Two new cameras peer down at the Second Street Promenade from atop the Grand Central Art Center in downtown Santa Ana's Artists Village. Workers recently installed the HAL-looking devices that are visible to anyone who turns their gaze upward. But the cameras aren't providing private surveillance feeds; they're a part of an ever-expanding Santa Ana police department surveillance system that's now setting up in city-owned spots around downtown.
Surveillance in Santa Ana dates back to 2008, when police installed 48 cameras inside their own administration office. Two years later, the city contracted with Siemens Inc. who installed 53 cameras covering the Orange County Civic Center area, including the Main Library and Garfield Community Center. Santa Ana police also teamed with SureView Systems to secure video sharing with surrounding government and private agencies in the area whose cameras were installed by other companies.
The expansion of cameras into downtown Santa Ana came before city council last December. The so-called “Santa Ana Video Security Enhancement Program” passed quickly and unanimously at that time with police continuing a partnership with Siemens Inc. The new plan called for the installation of 60 strategically placed cameras throughout the city's historic downtown district as well as seven “Courtesy Communication Monuments.”
What the heck are those? Courtesy Communication Monuments are mounted eye-level 360 degree cameras with 911 and 411 call buttons, all provided for your courtesy, of course! The tab for the stepped-up surveillance of downtown set to wrap up by November 30 comes at a cost of $670,348. Additional revamps of Santa Ana Police Detention Center cameras pushed the agreement to $1.5 million in total.
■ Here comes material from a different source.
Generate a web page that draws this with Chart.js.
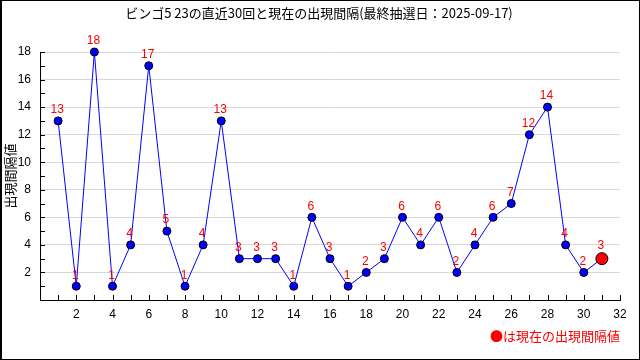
<!DOCTYPE html>
<html lang="ja">
<head>
<meta charset="UTF-8">
<title>ビンゴ5 23の出現間隔</title>
<script src="https://cdn.jsdelivr.net/npm/chart.js"></script>
<style>
    body { margin: 0; background: #fff; }
    #wrap { width: 640px; height: 360px; position: relative; }
</style>
</head>
<body>
<div id="wrap"><canvas id="chart"></canvas></div>
<script>
// 直近30回 + 現在 (x = 1..31)
const kaisu = [1,2,3,4,5,6,7,8,9,10,11,12,13,14,15,16,17,18,19,20,21,22,23,24,25,26,27,28,29,30,31];
const kankaku = [13,1,18,1,4,17,5,1,4,13,3,3,3,1,6,3,1,2,3,6,4,6,2,4,6,7,12,14,4,2,3];
const titleText = 'ビンゴ5 23の直近30回と現在の出現間隔(最終抽選日：2025-09-17)';
const yTitle = '出現間隔値';
const noteText = '●は現在の出現間隔値';

const last = kankaku.length - 1;
const points = kaisu.map((x, i) => ({ x: x, y: kankaku[i] }));

const jpFont = '"Noto Sans CJK JP", sans-serif';

// 目盛り(内向き)・ラベル・枠などを描く
const extras = {
    id: 'extras',
    afterDraw(chart) {
        const ctx = chart.ctx;
        const area = chart.chartArea;
        const xs = chart.scales.x, ys = chart.scales.y;
        ctx.save();
        // inward ticks
        ctx.strokeStyle = '#000';
        ctx.lineWidth = 1;
        ctx.beginPath();
        for (let v = 1; v <= 32; v++) {
            const px = Math.round(xs.getPixelForValue(v)) + 0.5;
            ctx.moveTo(px, area.bottom);
            ctx.lineTo(px, area.bottom - 5);
        }
        for (let v = 1; v <= 18; v++) {
            const py = Math.round(ys.getPixelForValue(v)) + 0.5;
            ctx.moveTo(area.left, py);
            ctx.lineTo(area.left + 5, py);
        }
        ctx.stroke();

        // data labels
        const meta = chart.getDatasetMeta(0);
        ctx.fillStyle = '#ff0000';
        ctx.font = '12px "Liberation Sans", sans-serif';
        ctx.textAlign = 'center';
        ctx.textBaseline = 'middle';
        meta.data.forEach((pt, i) => {
            const off = i === last ? 13 : 11;
            ctx.fillText(String(kankaku[i]), pt.x - 1, pt.y - off);
        });

        // title
        ctx.fillStyle = '#000';
        ctx.font = '13px ' + jpFont;
        ctx.fillText(titleText, 319, 13);

        // y axis title
        ctx.save();
        ctx.translate(10, (area.top + area.bottom) / 2);
        ctx.rotate(-Math.PI / 2);
        ctx.font = '13px ' + jpFont;
        ctx.fillText(yTitle, 0, 0);
        ctx.restore();

        // note
        ctx.fillStyle = '#ff0000';
        ctx.textAlign = 'right';
        ctx.font = '13px ' + jpFont;
        ctx.fillText(noteText, 620, 336);

        // frame
        ctx.strokeStyle = '#000';
        ctx.strokeRect(0.5, 0.5, 639, 359);
        ctx.beginPath();
        ctx.moveTo(1.5, 0);
        ctx.lineTo(1.5, 360);
        ctx.stroke();
        ctx.restore();
    }
};

new Chart(document.getElementById('chart'), {
    type: 'line',
    data: {
        datasets: [{
            data: points,
            borderColor: '#0000ff',
            borderWidth: 1,
            tension: 0,
            pointBackgroundColor: kankaku.map((v, i) => i === last ? '#ff0000' : '#0000ff'),
            pointBorderColor: '#000',
            pointBorderWidth: 1,
            pointRadius: kankaku.map((v, i) => i === last ? 6 : 4),
            clip: false
        }]
    },
    options: {
        responsive: true,
        maintainAspectRatio: false,
        animation: false,
        events: [],
        layout: { padding: { left: 0, right: 20, top: 52, bottom: 0 } },
        plugins: {
            legend: { display: false },
            tooltip: { enabled: false },
            title: { display: false }
        },
        scales: {
            x: {
                type: 'linear',
                min: 0,
                max: 32,
                afterFit(scale) { scale.height = 60; },
                grid: { drawOnChartArea: false, drawTicks: false },
                border: { display: true, color: '#000', width: 1 },
                ticks: {
                    stepSize: 1,
                    autoSkip: false,
                    maxRotation: 0,
                    padding: 7,
                    color: '#000',
                    font: { family: '"Liberation Sans", sans-serif', size: 12 },
                    callback: v => (v > 0 && v % 2 === 0) ? String(v) : ''
                }
            },
            y: {
                min: 0,
                max: 18,
                afterFit(scale) { scale.width = 40; },
                grid: {
                    drawTicks: false,
                    color: c => (c.tick && c.tick.value > 0 && c.tick.value % 2 === 0) ? '#d8d8d8' : 'rgba(0,0,0,0)'
                },
                border: { display: true, color: '#000', width: 1 },
                ticks: {
                    stepSize: 1,
                    autoSkip: false,
                    padding: 9,
                    color: '#000',
                    font: { family: '"Liberation Sans", sans-serif', size: 12 },
                    callback: v => (v > 0 && v % 2 === 0) ? String(v) : ''
                }
            }
        }
    },
    plugins: [extras]
});
</script>
</body>
</html>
The move come as homeless people continue to hang out in the Artists Village and comes in the wake of three high-profile killings this decade: the shooting of a young man in the Third Street parking structure, the beating death of Kim Pham, and the stabbing death of Nathan Alfaro this year. But the expansion doesn't end in downtown. In February, the Santa Ana city council approved four more cameras to be installed at the Santa Ana Police Detention Center while integrating existing city hall videos surveillance into the system. “This conversion effort will allow for all City Hall camera feeds to be shared with and viewed by the Police Department for investigative and proactive purposes,” the February staff report read. “The conversion will also be a step towards a completely standardized city-wide video security system including public, private and governmental partners.”
Santa Ana's expanding camera system comes at a time when Anaheim city council unanimously approved its police department's own plans for city-wide surveillance last week complete with command center monitoring and one-way speakers to shout orders at people. There's differences between the two plans, for now. “Currently, the Santa Ana Police Department does not monitor feeds in real time,” Santa Ana police spokesman Cpl. Anthony Bertagna says. “Only motion activates recording, and it is stored for a determinate amount of time.”
Police hope the cameras will serve as a visual deterrence to criminal activity while providing video evidence for those who don't pay attention and commit crimes in full view. The American Civil Liberties Union of Southern California doesn't see Santa Ana's investment in a police surveillance system to be all that effective in its stated aims.
“Multiple studies have shown footage is really only used in prosecuting quality of life crimes, like urinating in public,” says Jennifer Rojas, community engagement and policy advocate with ACLU of Southern California. “These cameras don't result in a decrease of crimes and don't make police work any easier. That doesn't improve public safety.”